Your CFO wants to start paying employees mostly in Stock-Based Compensation, under the logic that it will reduce the company’s taxes, but not “cost it” anything in cash. Is the CFO correct? And how does Stock-Based Compensation impact the statements?
The CFO is correct on a superficial level, but not in reality. First, the full amount of Stock-Based Compensation is not deductible for Cash-Tax purposes when it is initially granted in most countries, so even if Book Taxes decrease, Cash Taxes may not change at all.

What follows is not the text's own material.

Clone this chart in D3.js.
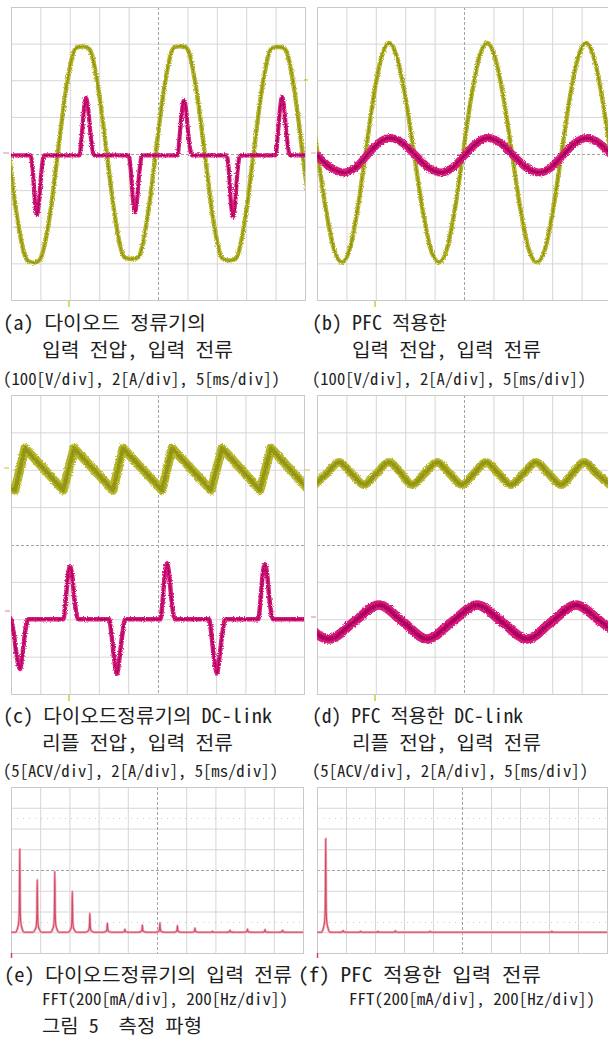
<!DOCTYPE html>
<html><head><meta charset="utf-8">
<script src="https://cdn.jsdelivr.net/npm/d3@7/dist/d3.min.js"></script>
<style>html,body{margin:0;padding:0;background:#fff}svg{display:block}</style>
</head><body>
<script>
// ================= DATA =================
// time in ms (5 ms/div), voltage in V, current in A
const voltA = [[-0.36,0],[1.0,-170],[2.4,-280],[2.95,-294],[3.8,-298],[4.65,-294],[5.2,-280],[6.6,-170],[7.96,0],
 [9.32,170],[10.72,280],[11.27,290],[12.12,292],[12.97,290],[13.52,280],[14.92,170],[16.29,0],
 [17.65,-170],[19.05,-278],[19.6,-286],[20.45,-288],[21.3,-286],[21.85,-278],[23.25,-170],[24.61,0],
 [25.97,170],[27.37,280],[27.92,291],[28.77,293],[29.62,291],[30.17,280],[31.57,170],[32.94,0],
 [34.3,-170],[35.7,-280],[36.25,-290],[37.1,-292],[37.95,-290],[38.5,-280],[39.9,-170],[41.26,0],
 [42.62,170],[44.02,280],[44.57,289],[45.42,291],[46.27,289],[46.82,280],[48.22,170],[49.59,0],[50.95,-170]];
const currA = [[0,-0.1],[3.32,-0.1],[3.67,-0.8],[4.07,-2.6],[4.42,-3.36],[4.77,-2.6],[5.17,-1.0],[5.62,-0.1],
 [11.66,-0.1],[12.01,0.9],[12.41,2.4],[12.76,3.04],[13.11,2.5],[13.51,1.1],[14.11,-0.1],
 [19.99,-0.1],[20.34,-0.8],[20.74,-2.5],[21.09,-3.2],[21.44,-2.5],[21.84,-1.0],[22.29,-0.1],
 [28.32,-0.1],[28.67,0.9],[29.07,2.3],[29.42,2.92],[29.77,2.4],[30.17,1.0],[30.77,-0.1],
 [36.66,-0.1],[37.01,-0.8],[37.41,-2.7],[37.76,-3.46],[38.11,-2.7],[38.51,-1.0],[38.96,-0.1],
 [44.99,-0.1],[45.34,0.9],[45.74,2.4],[46.09,3.1],[46.44,2.5],[46.84,1.1],[47.44,-0.1],[50,-0.1]];
const voltB = [[-1.28,150],[0.1,0],[1.48,-150],[2.87,-260],[4.25,-297],[5.58,-260],[6.92,-150],[8.25,0],
 [9.58,150],[10.91,260],[12.24,302],[13.66,260],[15.08,150],[16.5,0],[17.92,-150],[19.33,-260],[20.75,-297],
 [22.11,-260],[23.47,-150],[24.83,0],[26.19,150],[27.55,260],[28.91,302],[30.33,260],[31.74,150],[33.16,0],
 [34.58,-150],[35.99,-260],[37.41,-297],[38.8,-260],[40.19,-150],[41.58,0],[42.97,150],[44.36,260],[45.75,302],
 [47.13,260],[48.52,150],[49.9,0],[51.3,-150]];
const currB = [[0.0,-0.1],[2.3,-0.76],[4.6,-1.04],[6.6,-0.76],[8.5,-0.1],[10.45,0.56],[12.4,0.84],[14.6,0.56],
 [16.75,-0.1],[18.9,-0.76],[21.1,-1.04],[23.1,-0.76],[25.1,-0.1],[27.1,0.56],[29.1,0.84],[31.25,0.56],
 [33.4,-0.1],[35.6,-0.76],[37.76,-1.04],[39.8,-0.76],[41.8,-0.1],[43.85,0.56],[45.9,0.84],[48.0,0.56],[50.1,-0.1]];
// DC-link ripple voltage (AC, V) and input current (A)
const rippleC = [[-0.5,-2.3],[0.68,-2.75],[2.39,2.9],[8.92,-2.75],[10.75,2.9],[17.41,-2.75],[19.11,2.9],
 [25.77,-2.75],[27.47,2.9],[34.13,-2.75],[36.01,2.9],[42.49,-2.75],[44.37,2.9],[50.85,-2.75]];
const currC = [[0,0],[0.45,-0.7],[0.95,-1.9],[1.54,-2.66],[1.95,-1.9],[2.45,-0.6],[2.95,0],
 [8.95,0],[9.3,0.9],[9.7,2.3],[10.07,2.84],[10.42,2.36],[10.82,1.1],[11.42,0],
 [16.75,0],[17.15,-0.8],[17.6,-2.1],[18.09,-2.92],[18.5,-2.1],[19.0,-0.8],[19.5,0],
 [25.5,0],[25.85,0.9],[26.25,2.4],[26.62,3.0],[26.97,2.44],[27.37,1.1],[27.97,0],
 [33.8,0],[34.2,-0.8],[34.65,-2.1],[35.15,-2.9],[35.55,-2.1],[36.05,-0.8],[36.55,0],
 [42.2,0],[42.55,0.9],[42.95,2.4],[43.34,2.94],[43.7,2.4],[44.1,1.1],[44.7,0],[50,0]];
const rippleD = [[-0.4,-1.5],[1.67,0],[3.74,1.5],[5.87,0],[7.99,-1.5],[10.12,0],[12.24,1.5],[14.33,0],
 [16.16,-1.5],[18.29,0],[20.41,1.5],[22.54,0],[24.66,-1.5],[26.7,0],[28.74,1.5],[30.87,0],[32.99,-1.5],
 [35.12,0],[37.24,1.5],[39.37,0],[41.5,-1.5],[43.45,0],[45.41,1.5],[47.6,0],[49.8,-1.5]];
const currD = [[-2.2,0],[2.04,-0.92],[6.29,0],[10.54,0.9],[14.62,0],[18.71,-0.92],[22.96,0],[27.21,0.9],
 [31.46,0],[35.71,-0.92],[39.88,0],[44.05,0.9],[48.3,0],[52.55,-0.92]];
// FFT of input current: harmonic frequency (Hz) and amplitude (mA)
const fftFreqE = [60,180,300,420,540,660,780,900,1020,1140,1260,1380,1500,1620,1740,1860];
const fftAmpE  = [800,508,588,394,184,88,28,70,92,64,40,8,20,30,26,20];
const fftFreqF = [60,180,300,420,540,780,1620];
const fftAmpF  = [900,16,10,8,14,10,8];
// grid (tick) values
const timeGrid = [5,10,15,20,30,35,40,45];
const freqGrid = [200,400,600,800,1200,1400,1600,1800];
const divGrid = [-3,-2,-1,1,2,3];
// caption texts
const captionText = [
 "(a) 다이오드 정류기의","입력 전압, 입력 전류","(100[V/div], 2[A/div], 5[ms/div])",
 "(b) PFC 적용한","입력 전압, 입력 전류","(100[V/div], 2[A/div], 5[ms/div])",
 "(c) 다이오드정류기의 DC-link","리플 전압, 입력 전류","(5[ACV/div], 2[A/div], 5[ms/div])",
 "(d) PFC 적용한 DC-link","리플 전압, 입력 전류","(5[ACV/div], 2[A/div], 5[ms/div])",
 "(e) 다이오드정류기의 입력 전류","FFT(200[mA/div], 200[Hz/div])","그림 5  측정 파형",
 "(f) PFC 적용한 입력 전류","FFT(200[mA/div], 200[Hz/div])"];

// ================= DRAWING =================
const W = 608, H = 1041;
const svg = d3.select("body").append("svg").attr("width", W).attr("height", H);
const defs = svg.append("defs");
const flt = defs.append("filter").attr("id","fuzz").attr("filterUnits","userSpaceOnUse")
  .attr("x",0).attr("y",0).attr("width",W).attr("height",H);
flt.append("feTurbulence").attr("type","fractalNoise").attr("baseFrequency","0.9").attr("numOctaves",1).attr("seed",5).attr("result","n");
flt.append("feDisplacementMap").attr("in","SourceGraphic").attr("in2","n").attr("scale",3.5)
  .attr("xChannelSelector","R").attr("yChannelSelector","G");

const GRID = "#d6d6d6", BORDER = "#c9c9c9", CENTER = "#a3a3a3";
const VCOL = "#b6b62c", VCORE = "#8c8c12", ICOL = "#d81b7c", ICORE = "#a3005a";

function panel(id, box, xDomain, xGrid) {
  const x = d3.scaleLinear().domain(xDomain).range([box.l, box.r]);
  const yDiv = d3.scaleLinear().domain([-4, 4]).range([box.b, box.t]);
  const w = box.r - box.l, h = box.b - box.t;
  const g = svg.append("g");
  defs.append("clipPath").attr("id", "clip" + id).append("rect")
    .attr("x", box.l).attr("y", box.t).attr("width", w).attr("height", h);
  g.append("g").attr("transform", `translate(0,${box.b})`)
    .call(d3.axisBottom(x).tickValues(xGrid).tickSize(-h).tickFormat(""))
    .call(s => { s.select(".domain").remove(); s.selectAll(".tick line").attr("stroke", GRID); });
  g.append("g").attr("transform", `translate(${box.l},0)`)
    .call(d3.axisLeft(yDiv).tickValues(divGrid).tickSize(-w).tickFormat(""))
    .call(s => { s.select(".domain").remove(); s.selectAll(".tick line").attr("stroke", GRID); });
  const xc = Math.round(x((xDomain[0] + xDomain[1]) / 2)) + 0.5, yc = Math.round(yDiv(0)) + 0.5;
  g.append("line").attr("x1", xc).attr("x2", xc).attr("y1", box.t).attr("y2", box.b)
    .attr("stroke", CENTER).attr("stroke-dasharray", "3,2");
  g.append("line").attr("x1", box.l).attr("x2", box.r).attr("y1", yc).attr("y2", yc)
    .attr("stroke", CENTER).attr("stroke-dasharray", "3,2");
  g.append("rect").attr("x", box.l + 0.5).attr("y", box.t + 0.5).attr("width", w).attr("height", h)
    .attr("fill", "none").attr("stroke", BORDER);
  const traces = g.append("g").attr("clip-path", `url(#clip${id})`);
  return { x, yDiv, g, traces, box };
}

function trace(P, data, y, col, core, w, cw, curve) {
  const line = d3.line().x(d => P.x(d[0])).y(d => y(d[1])).curve(curve);
  const gg = P.traces.append("g").attr("filter", "url(#fuzz)");
  gg.append("path").attr("d", line(data)).attr("fill", "none").attr("stroke", col)
    .attr("stroke-width", w).attr("stroke-linejoin", "round").attr("stroke-linecap", "round");
  gg.append("path").attr("d", line(data)).attr("fill", "none").attr("stroke", core)
    .attr("stroke-width", cw).attr("stroke-linejoin", "round").attr("stroke-opacity", 0.8);
}

function marker(x1, y1, x2, y2, col, wd) {
  svg.append("line").attr("x1", x1).attr("y1", y1).attr("x2", x2).attr("y2", y2)
    .attr("stroke", col).attr("stroke-width", wd || 1.5);
}

// -------- panel (a)
const A = panel("a", {l: 11, r: 305, t: 7, b: 300}, [0, 50], timeGrid);
trace(A, voltA, d3.scaleLinear().domain([-400, 400]).range([300, 7]), VCOL, VCORE, 4.5, 1.6, d3.curveMonotoneX);
trace(A, currA, d3.scaleLinear().domain([-8, 8]).range([300, 7]), ICOL, ICORE, 4.2, 1.5, d3.curveMonotoneX);
// -------- panel (b)
const B = panel("b", {l: 317, r: 611, t: 7, b: 300}, [0, 50], timeGrid);
trace(B, voltB, d3.scaleLinear().domain([-400, 400]).range([300, 7]), VCOL, VCORE, 4.5, 1.6, d3.curveMonotoneX);
trace(B, currB, d3.scaleLinear().domain([-8, 8]).range([300, 7]), ICOL, ICORE, 8, 3, d3.curveMonotoneX);
// -------- panel (c): ripple offset +2 div (5 V/div), current offset -2 div (2 A/div)
const C = panel("c", {l: 11, r: 304, t: 395, b: 694}, [0, 50], timeGrid);
trace(C, rippleC, d3.scaleLinear().domain([-30, 10]).range([694, 395]), VCOL, VCORE, 9, 4, d3.curveLinear);
trace(C, currC, d3.scaleLinear().domain([-4, 12]).range([694, 395]), ICOL, ICORE, 4.5, 1.6, d3.curveMonotoneX);
// -------- panel (d): ripple offset +1.9 div, current offset -2.07 div
const D = panel("d", {l: 317, r: 611, t: 395, b: 694}, [0, 50], timeGrid);
trace(D, rippleD, d3.scaleLinear().domain([-29.5, 10.5]).range([694, 395]), VCOL, VCORE, 8.5, 4, d3.curveMonotoneX);
trace(D, currD, d3.scaleLinear().domain([-3.86, 12.14]).range([694, 395]), ICOL, ICORE, 9.5, 4, d3.curveMonotoneX);

// -------- FFT panels (baseline 1 div above bottom)
const peakShape = [[-30,0],[-15,0.05],[-7,0.12],[-3,0.32],[0,1],[3,0.32],[7,0.12],[15,0.05],[30,0]];
function fft(id, box, freqs, amps) {
  const P = panel(id, box, [0, 2000], freqGrid);
  const y = d3.scaleLinear().domain([-200, 1400]).range([box.b, box.t]);
  P.g.insert("g", "rect").selectAll("line").data([100, 1100]).join("line")
    .attr("x1", box.l).attr("x2", box.r).attr("y1", d => Math.round(y(d)) + 0.5).attr("y2", d => Math.round(y(d)) + 0.5)
    .attr("stroke", "#cfcfcf").attr("stroke-dasharray", "1,5");
  const pts = [[0, 0]];
  freqs.forEach((f, i) => peakShape.forEach(k => pts.push([f + k[0], amps[i] * k[1]])));
  pts.push([2000, 0]);
  const line = d3.line().x(d => P.x(d[0])).y(d => y(d[1])).curve(d3.curveMonotoneX);
  P.traces.append("path").attr("d", line(pts)).attr("fill", "none").attr("stroke", "#f2b3c0").attr("stroke-width", 2.6);
  P.traces.append("path").attr("d", line(pts)).attr("fill", "none").attr("stroke", "#d44a64").attr("stroke-width", 1.1);
  return P;
}
fft("e", {l: 11, r: 303, t: 787, b: 953}, fftFreqE, fftAmpE);
fft("f", {l: 317, r: 607, t: 787, b: 953}, fftFreqF, fftAmpF);

// -------- scope markers (trigger / channel)
[69, 375].forEach(xx => { marker(xx, 301, xx, 307, "#cccc30"); marker(xx, 695, xx, 701, "#cccc30"); });
[11, 317].forEach(xx => marker(xx + 0.5, 953, xx + 0.5, 958, "#e0405a"));
marker(3, 153, 9, 153, "#e8b0c0"); marker(304, 80, 308, 80, "#cccc40"); marker(311, 153, 316, 153, "#d0d0d0");
marker(4, 468, 9, 468, "#d8d870"); marker(5, 611, 10, 611, "#e8a8c8");
marker(305, 470, 310, 470, "#d8d870"); marker(311, 617, 316, 617, "#e8a8c8");

// ================= CAPTIONS =================
const FONT = "'Noto Sans Mono CJK KR','Noto Sans CJK KR','Noto Sans',sans-serif";
const capLayout = [
 [3,330,19.5,203],[42,357,19.5,191],[3,385,16.5,277],
 [312,330,19.5,135],[352,357,19.5,189],[312,385,16.5,274],
 [3,723,19.5,269],[42,750,19.5,191],[3,777,16.5,275],
 [312,723,19.5,211],[352,750,19.5,189],[312,777,16.5,276],
 [4,982,19.5,288],[42,1005,16,246],[42,1033,19,160],
 [298,982,19.5,243],[349,1005,16,246]];
svg.append("g").selectAll("text").data(captionText).join("text")
  .attr("x", (d, i) => capLayout[i][0]).attr("y", (d, i) => capLayout[i][1])
  .attr("font-size", (d, i) => capLayout[i][2]).attr("textLength", (d, i) => capLayout[i][3])
  .attr("lengthAdjust", "spacingAndGlyphs")
  .attr("font-family", FONT).attr("fill", "#1e1e1e").style("white-space", "pre")
  .text(d => d);
</script>
</body></html>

The eventual tax deduction will take place much further into the future when employees exercise their options and/or receive their shares. But the other problem with the CFO’s claim is that Stock-Based Compensation creates additional shares, diluting existing investors and, therefore, “costing” the company something. That makes it quite different from non-cash expenses that do not change the company’s capital structure, such as Depreciation and Amortization
Your company decides to sell equipment for a market value of $85. The equipment was listed at $100 on your company’s Balance Sheet, so you have to record a Loss of $15 on the Income Statement, which gets reversed as a non-cash expense on the Cash Flow Statement. Why is this Loss considered a “non-cash expense”?
This Loss is a non-cash expense because you haven’t “lost” anything in cash in the current period. When you sell equipment for $85, you get $85 in cash from the buyer. It’s not as if you’ve “lost” or “spent” $15 in cash because you sold the equipment at a reduced price.
The Loss means that you spent more than $85 to buy this equipment in a prior period. But non-cash adjustments are based on what happens in the CURRENT PERIOD.